* **Do this**
Both the line containing "Reproduce this diagram with TikZ." and the line containing "outIv) -- (outIv);" are part of the range to copy, along with every line between them. Copy it exactly and leave out the pictures.
[start of Data lines]
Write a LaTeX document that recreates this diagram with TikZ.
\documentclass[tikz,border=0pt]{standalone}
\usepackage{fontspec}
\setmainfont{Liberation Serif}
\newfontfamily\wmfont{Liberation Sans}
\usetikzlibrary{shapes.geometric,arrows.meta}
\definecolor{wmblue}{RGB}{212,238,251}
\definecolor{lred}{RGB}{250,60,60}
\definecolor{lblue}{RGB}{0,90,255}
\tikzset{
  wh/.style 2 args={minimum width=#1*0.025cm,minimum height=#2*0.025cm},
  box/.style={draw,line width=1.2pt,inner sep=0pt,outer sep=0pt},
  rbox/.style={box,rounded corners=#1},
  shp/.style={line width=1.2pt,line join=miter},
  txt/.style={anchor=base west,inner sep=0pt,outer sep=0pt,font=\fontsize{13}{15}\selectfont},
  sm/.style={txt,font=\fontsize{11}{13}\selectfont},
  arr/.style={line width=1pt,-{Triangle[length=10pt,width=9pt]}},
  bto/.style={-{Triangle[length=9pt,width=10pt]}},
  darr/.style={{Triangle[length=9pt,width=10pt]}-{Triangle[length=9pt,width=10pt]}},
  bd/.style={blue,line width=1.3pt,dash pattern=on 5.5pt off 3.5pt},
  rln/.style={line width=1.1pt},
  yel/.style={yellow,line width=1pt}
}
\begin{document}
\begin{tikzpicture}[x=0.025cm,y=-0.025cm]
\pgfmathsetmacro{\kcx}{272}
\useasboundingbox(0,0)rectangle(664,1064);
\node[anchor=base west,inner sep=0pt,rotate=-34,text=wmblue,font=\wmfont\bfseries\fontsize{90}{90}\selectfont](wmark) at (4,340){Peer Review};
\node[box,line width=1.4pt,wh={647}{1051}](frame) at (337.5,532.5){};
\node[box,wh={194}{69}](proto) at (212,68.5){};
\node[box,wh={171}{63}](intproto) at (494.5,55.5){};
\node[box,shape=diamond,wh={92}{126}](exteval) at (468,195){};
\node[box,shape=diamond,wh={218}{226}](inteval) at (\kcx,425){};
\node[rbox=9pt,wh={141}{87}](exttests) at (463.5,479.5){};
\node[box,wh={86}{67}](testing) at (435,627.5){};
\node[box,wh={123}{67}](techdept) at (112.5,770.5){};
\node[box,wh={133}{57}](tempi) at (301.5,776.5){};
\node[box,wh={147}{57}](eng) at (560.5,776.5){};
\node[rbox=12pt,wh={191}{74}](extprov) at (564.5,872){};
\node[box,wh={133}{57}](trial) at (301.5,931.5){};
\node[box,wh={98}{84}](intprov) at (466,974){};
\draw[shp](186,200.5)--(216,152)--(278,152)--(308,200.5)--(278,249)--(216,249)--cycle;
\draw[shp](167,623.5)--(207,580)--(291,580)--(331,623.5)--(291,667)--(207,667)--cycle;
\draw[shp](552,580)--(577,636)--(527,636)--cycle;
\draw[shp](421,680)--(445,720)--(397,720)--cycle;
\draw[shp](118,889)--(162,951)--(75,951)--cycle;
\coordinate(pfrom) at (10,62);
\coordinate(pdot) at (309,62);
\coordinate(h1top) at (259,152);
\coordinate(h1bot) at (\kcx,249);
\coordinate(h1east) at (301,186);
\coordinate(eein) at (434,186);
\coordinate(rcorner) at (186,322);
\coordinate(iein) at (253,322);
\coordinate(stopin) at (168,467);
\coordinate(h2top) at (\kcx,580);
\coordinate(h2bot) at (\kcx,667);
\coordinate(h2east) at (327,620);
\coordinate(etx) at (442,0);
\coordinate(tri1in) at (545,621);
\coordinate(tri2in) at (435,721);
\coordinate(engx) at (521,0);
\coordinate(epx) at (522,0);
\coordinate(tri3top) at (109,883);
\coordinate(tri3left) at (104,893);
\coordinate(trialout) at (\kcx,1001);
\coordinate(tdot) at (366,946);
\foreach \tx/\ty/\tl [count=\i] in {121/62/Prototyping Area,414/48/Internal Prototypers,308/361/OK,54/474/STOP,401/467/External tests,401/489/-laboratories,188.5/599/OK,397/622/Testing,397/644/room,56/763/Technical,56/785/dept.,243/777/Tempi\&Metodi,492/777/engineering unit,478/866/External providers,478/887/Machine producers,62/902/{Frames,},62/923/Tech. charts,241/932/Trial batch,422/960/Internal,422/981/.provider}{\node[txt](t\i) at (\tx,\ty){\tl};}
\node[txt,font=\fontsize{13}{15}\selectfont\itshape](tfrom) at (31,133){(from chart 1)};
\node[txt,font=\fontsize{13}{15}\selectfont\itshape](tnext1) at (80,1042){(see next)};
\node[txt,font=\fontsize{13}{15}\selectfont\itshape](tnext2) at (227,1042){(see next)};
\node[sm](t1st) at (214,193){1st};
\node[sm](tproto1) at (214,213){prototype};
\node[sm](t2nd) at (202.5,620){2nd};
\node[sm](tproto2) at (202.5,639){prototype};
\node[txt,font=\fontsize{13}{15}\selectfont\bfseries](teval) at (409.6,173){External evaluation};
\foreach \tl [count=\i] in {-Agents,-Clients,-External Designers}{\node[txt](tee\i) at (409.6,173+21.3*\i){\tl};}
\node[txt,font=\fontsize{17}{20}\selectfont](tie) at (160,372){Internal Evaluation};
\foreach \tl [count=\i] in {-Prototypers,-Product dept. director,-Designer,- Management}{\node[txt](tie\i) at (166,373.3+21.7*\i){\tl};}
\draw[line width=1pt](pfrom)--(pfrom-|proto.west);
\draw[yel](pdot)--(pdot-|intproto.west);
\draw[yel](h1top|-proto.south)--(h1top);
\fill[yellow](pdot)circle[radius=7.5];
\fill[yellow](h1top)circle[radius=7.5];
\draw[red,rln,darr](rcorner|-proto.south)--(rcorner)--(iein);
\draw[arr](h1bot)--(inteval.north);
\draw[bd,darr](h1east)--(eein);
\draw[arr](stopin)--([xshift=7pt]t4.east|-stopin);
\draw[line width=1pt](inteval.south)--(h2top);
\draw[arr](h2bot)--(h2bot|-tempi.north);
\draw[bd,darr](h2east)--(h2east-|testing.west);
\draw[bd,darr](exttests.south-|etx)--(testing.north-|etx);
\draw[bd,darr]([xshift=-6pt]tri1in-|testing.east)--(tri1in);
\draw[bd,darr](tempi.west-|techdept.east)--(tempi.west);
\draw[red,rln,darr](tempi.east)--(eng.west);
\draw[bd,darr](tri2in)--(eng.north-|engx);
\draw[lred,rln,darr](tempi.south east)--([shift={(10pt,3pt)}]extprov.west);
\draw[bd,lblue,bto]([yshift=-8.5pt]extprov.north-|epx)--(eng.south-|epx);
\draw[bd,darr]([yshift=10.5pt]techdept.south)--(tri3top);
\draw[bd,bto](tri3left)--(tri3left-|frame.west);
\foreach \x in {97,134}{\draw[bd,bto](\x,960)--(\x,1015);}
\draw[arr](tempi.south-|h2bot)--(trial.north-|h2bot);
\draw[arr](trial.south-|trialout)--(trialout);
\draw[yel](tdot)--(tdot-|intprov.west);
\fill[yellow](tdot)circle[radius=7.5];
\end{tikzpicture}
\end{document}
[end of Data lines]
[start of Data lines]
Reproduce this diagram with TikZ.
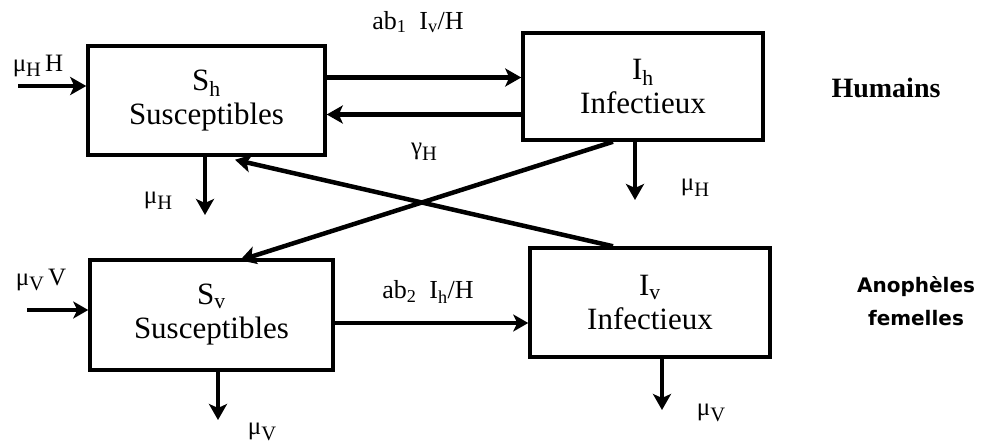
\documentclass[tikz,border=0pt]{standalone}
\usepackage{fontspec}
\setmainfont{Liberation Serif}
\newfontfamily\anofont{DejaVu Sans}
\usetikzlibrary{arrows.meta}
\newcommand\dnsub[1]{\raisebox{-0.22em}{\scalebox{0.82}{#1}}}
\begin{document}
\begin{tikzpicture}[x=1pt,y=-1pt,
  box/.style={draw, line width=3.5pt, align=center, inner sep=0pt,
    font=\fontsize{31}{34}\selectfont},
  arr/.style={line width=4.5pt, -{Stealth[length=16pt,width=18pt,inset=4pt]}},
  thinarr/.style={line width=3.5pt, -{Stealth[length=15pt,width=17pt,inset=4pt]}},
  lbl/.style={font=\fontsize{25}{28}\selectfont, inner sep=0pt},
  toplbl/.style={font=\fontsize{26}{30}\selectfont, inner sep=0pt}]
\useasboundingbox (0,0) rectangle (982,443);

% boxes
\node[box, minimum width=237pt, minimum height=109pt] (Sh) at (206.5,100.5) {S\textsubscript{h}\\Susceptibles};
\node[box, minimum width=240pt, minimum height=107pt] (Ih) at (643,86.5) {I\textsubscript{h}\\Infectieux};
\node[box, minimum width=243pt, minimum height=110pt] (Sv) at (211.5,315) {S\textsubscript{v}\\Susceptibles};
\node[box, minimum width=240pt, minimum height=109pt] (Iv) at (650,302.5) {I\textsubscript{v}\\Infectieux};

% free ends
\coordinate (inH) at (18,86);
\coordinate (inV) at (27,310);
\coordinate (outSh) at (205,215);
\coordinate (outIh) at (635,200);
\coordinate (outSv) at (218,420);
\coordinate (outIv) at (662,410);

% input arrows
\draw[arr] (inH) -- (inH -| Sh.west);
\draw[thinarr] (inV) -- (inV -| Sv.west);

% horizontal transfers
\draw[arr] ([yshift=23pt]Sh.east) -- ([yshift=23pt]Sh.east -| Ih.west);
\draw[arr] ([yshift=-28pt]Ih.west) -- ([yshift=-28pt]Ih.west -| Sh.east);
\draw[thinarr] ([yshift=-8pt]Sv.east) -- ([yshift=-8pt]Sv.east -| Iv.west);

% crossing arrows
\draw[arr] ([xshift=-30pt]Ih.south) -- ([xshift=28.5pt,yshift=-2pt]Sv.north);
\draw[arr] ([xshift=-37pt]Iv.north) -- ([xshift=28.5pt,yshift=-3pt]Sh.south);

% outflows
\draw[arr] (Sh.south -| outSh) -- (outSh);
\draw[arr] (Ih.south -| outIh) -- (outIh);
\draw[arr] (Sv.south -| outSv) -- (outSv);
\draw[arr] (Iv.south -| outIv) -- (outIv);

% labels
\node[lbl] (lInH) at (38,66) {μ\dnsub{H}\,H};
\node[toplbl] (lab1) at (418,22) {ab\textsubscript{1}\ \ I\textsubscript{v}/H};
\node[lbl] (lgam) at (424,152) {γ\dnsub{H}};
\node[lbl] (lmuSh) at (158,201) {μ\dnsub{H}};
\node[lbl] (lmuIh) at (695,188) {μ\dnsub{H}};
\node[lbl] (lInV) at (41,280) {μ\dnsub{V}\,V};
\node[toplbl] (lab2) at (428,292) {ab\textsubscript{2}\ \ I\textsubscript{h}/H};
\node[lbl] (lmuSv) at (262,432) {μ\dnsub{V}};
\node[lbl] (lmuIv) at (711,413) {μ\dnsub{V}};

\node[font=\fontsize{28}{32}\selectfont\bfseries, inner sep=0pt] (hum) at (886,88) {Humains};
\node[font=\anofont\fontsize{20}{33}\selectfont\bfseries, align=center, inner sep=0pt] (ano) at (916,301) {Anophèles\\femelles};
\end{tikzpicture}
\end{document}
[end of Data lines]
* **The output**
Reproduce this diagram with TikZ.
\documentclass[tikz,border=0pt]{standalone}
\usepackage{fontspec}
\setmainfont{Liberation Serif}
\newfontfamily\anofont{DejaVu Sans}
\usetikzlibrary{arrows.meta}
\newcommand\dnsub[1]{\raisebox{-0.22em}{\scalebox{0.82}{#1}}}
\begin{document}
\begin{tikzpicture}[x=1pt,y=-1pt,
  box/.style={draw, line width=3.5pt, align=center, inner sep=0pt,
    font=\fontsize{31}{34}\selectfont},
  arr/.style={line width=4.5pt, -{Stealth[length=16pt,width=18pt,inset=4pt]}},
  thinarr/.style={line width=3.5pt, -{Stealth[length=15pt,width=17pt,inset=4pt]}},
  lbl/.style={font=\fontsize{25}{28}\selectfont, inner sep=0pt},
  toplbl/.style={font=\fontsize{26}{30}\selectfont, inner sep=0pt}]
\useasboundingbox (0,0) rectangle (982,443);

% boxes
\node[box, minimum width=237pt, minimum height=109pt] (Sh) at (206.5,100.5) {S\textsubscript{h}\\Susceptibles};
\node[box, minimum width=240pt, minimum height=107pt] (Ih) at (643,86.5) {I\textsubscript{h}\\Infectieux};
\node[box, minimum width=243pt, minimum height=110pt] (Sv) at (211.5,315) {S\textsubscript{v}\\Susceptibles};
\node[box, minimum width=240pt, minimum height=109pt] (Iv) at (650,302.5) {I\textsubscript{v}\\Infectieux};

% free ends
\coordinate (inH) at (18,86);
\coordinate (inV) at (27,310);
\coordinate (outSh) at (205,215);
\coordinate (outIh) at (635,200);
\coordinate (outSv) at (218,420);
\coordinate (outIv) at (662,410);

% input arrows
\draw[arr] (inH) -- (inH -| Sh.west);
\draw[thinarr] (inV) -- (inV -| Sv.west);

% horizontal transfers
\draw[arr] ([yshift=23pt]Sh.east) -- ([yshift=23pt]Sh.east -| Ih.west);
\draw[arr] ([yshift=-28pt]Ih.west) -- ([yshift=-28pt]Ih.west -| Sh.east);
\draw[thinarr] ([yshift=-8pt]Sv.east) -- ([yshift=-8pt]Sv.east -| Iv.west);

% crossing arrows
\draw[arr] ([xshift=-30pt]Ih.south) -- ([xshift=28.5pt,yshift=-2pt]Sv.north);
\draw[arr] ([xshift=-37pt]Iv.north) -- ([xshift=28.5pt,yshift=-3pt]Sh.south);

% outflows
\draw[arr] (Sh.south -| outSh) -- (outSh);
\draw[arr] (Ih.south -| outIh) -- (outIh);
\draw[arr] (Sv.south -| outSv) -- (outSv);
\draw[arr] (Iv.south -| outIv) -- (outIv);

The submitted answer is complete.